Heinz Gotzens ist so konservativ, wie es Menschen sind, die um die Bedeutung von Anstand und Stil wissen. Und so progressiv, wie man sein muss, wenn man ein Unternehmen über Jahrzehnte ganz oben halten will. Schon 1966 hatte die Bank eine EDV-Anlage. Sie nahm fast 60 Quadratmeter Platz ein. Die Bank wuchs stetig: Nicht nur durch Um- und Anbauten am Stammsitz an der Bismarckstraße, sondern auch durch die Fusion mit der Rheydter Volksbank. Besonders viel Hartnäckigkeit brauchte Gotzens, um den Namen der Bank zu ändern. Den alten Namen "Kreditbank Gladbach AG", fand er zu umständlich und zu wenig trennscharf. "Mönchengladbacher Bank" zu lang. So wurde es denn die "Gladbacher Bank" mit dem Zusatz "Aktiengesellschaft von 1922". Sie steht für Solidität und Seriosität. Also für all das, was Menschen in Deutschland über Jahrzehnte automatisch mit Bankern verbunden haben. Bis in einigen Großbanken Manager die Bodenhaftung verloren: "Sie haben auch unserem Ruf geschadet." Auf seine Karriere blickt der 76-Jährige nüchtern-analytisch. "So merkwürdig das klingen mag: Meine Generation hat vom Krieg profitiert", sagt er. Mit 28 Jahren in höchste Verantwortung zu kommen, sei für alle Nachfolgenden undenkbar gewesen. Doch der Krieg hatte eine Generation an potenziellen Führungskräften ausgelöscht. Die Jungen mussten ran. Diejenigen, die sich zu wirklich Großen entwickelten, bekamen Jahrzehnte später alle die gleiche, schwierige Aufgabe: Wie lässt man neben sich Führungsnachwuchs wachsen? Für wie unersetzlich hält man sich? Wie verantwortungsbewusst regelt man also die Nachfolge? Auch in dieser Frage ist Gotzens sein Ziel systematisch angegangen. Frühzeitig stellte er gleich mehrere Nachwuchs-Führungskräfte ein. Zwei sind heute seine Nachfolger im Vorstand.

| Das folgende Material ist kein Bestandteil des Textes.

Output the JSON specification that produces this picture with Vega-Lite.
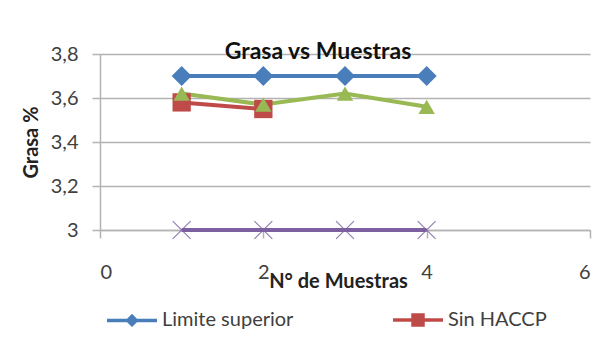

Derweil gönnt sich Gotzens wahren Luxus. Zum Beispiel, mit seinem Enkel, der in der Nähe von München lebt und glühender Borussia-Fan ist, eine Stadionführung im Borussia-Park zu machen. Oder gemeinsam mit einem Freund als Alterstudent an der Universität Bonn Vorlesungen zu hören. Vor allem zu der Zeit, über die er damals in der Schule nichts lernte. "Geschichte hörte bei uns mit dem Boxeraufstand 1905 auf. Was danach kam, will ich begreifen", sagt er.

Für die nahe, mittlere und weitere Zukunft bleiben Heinz Gotzens reichlich Ziele. Erstens: Den Mittwoch, den Tag der letzten Hauptversammlung, gut zu überstehen. Zweitens: Nicht zu viel der freien Zeit auf dem Golfplatz zu verbringen. Drittens: Das nächste Mal erst wieder zum 100. Geburtstag in der Zeitung vorzukommen. Das ist ähnlich forsch formuliert wie einst vom Lehrling Heinz. Man sollte also davon ausgehen, dass es ihm gelingen wird.